BOSTON, Mass. – Just a few miles away from the constant construction within downtown Boston’s skyline sits an abandoned school that’s about to get a second chance to reopen its doors.
“We're doing a historic restoration of this beautiful building,” said Aileen Montour.
However, the century-old building won’t be reopening as a school. Instead, it will be converted into a first for Boston: affordable housing for LGBTQ seniors.
Aileen Montour is spearheading the project; one that she sees as a personal mission.
“The number one concern of LGBT seniors is where are we going to live, where we can be safe and continue to be out and live our lives, not be fearful and have to go back in the closet at this point in life,” said Montour, who is with LGBTQ Senior Housing, Inc.
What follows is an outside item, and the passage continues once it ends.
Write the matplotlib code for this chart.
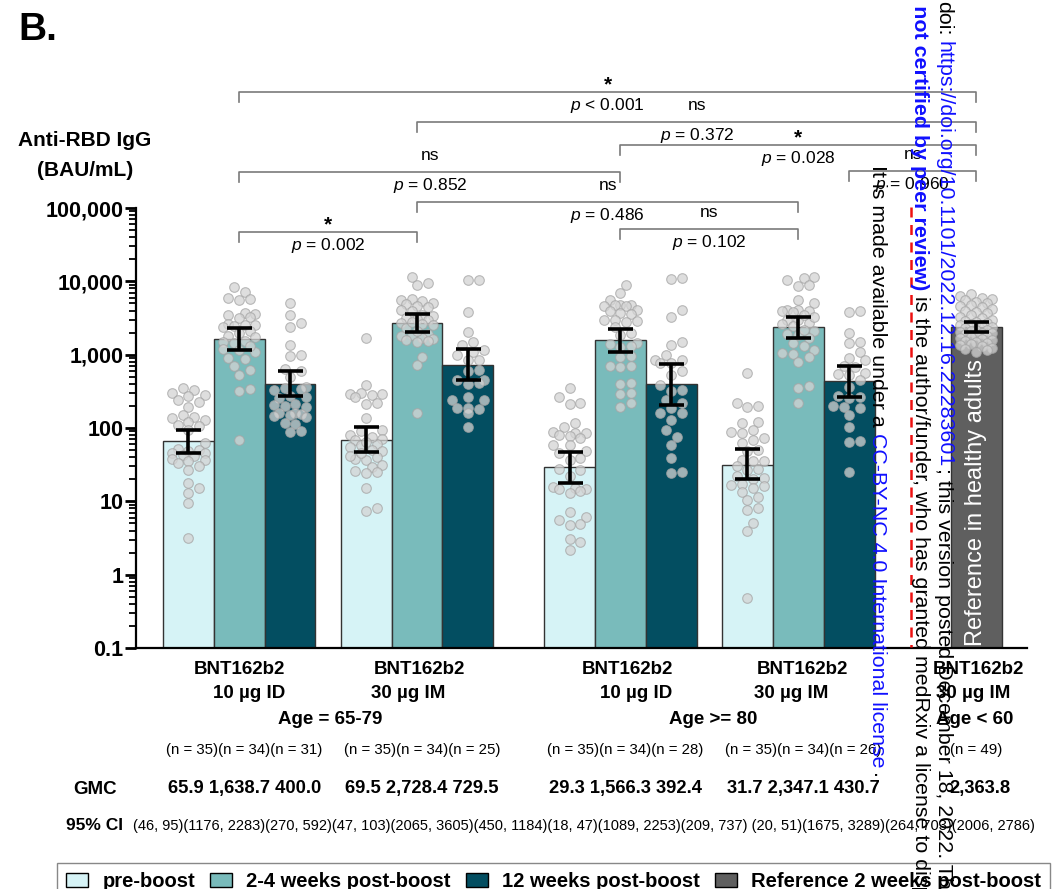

The 74 units there will target low-income LGBTQ seniors, with rent based on a percentage of their income. However, even when all of the units are ready to move in, advocates say it will still only represent a small fraction of the affordable housing needed for the “Stonewall Generation” across the country.
In the U.S., it’s estimated there will be 7 million LGBTQ seniors by the year 2030.
In addition, 48% of same-sex older couples say they have experienced housing discrimination. Across the country, only about a dozen states have laws specifically prohibiting housing discrimination based on sexual orientation.
“LGBT older people, much like the rest of the population, are seeking affordable housing,” said Aaron Tax, who is with SAGE, a group that focuses on advocacy and services for LGBT elders. “But on top of that they're seeking affordable housing that’s going to be welcoming, where they can be themselves.”
Ideally, it’s also a place where, in their golden years, these seniors could also be helped in an environment that fosters social connections.
“For example, this generation does not have kids, so there is a thought about the size of the apartments,” said Philippe Saad, the project’s architect, with the firm Dimella Shaffer. “So, what we as architects think about in this space, is being able to provide spaces and the environment that will make for these friendships, to allow for people to interact with one another.”
In addition to Boston, there is also an affordable housing community for LGBTQ seniors that will be opening in New York City with 300 units.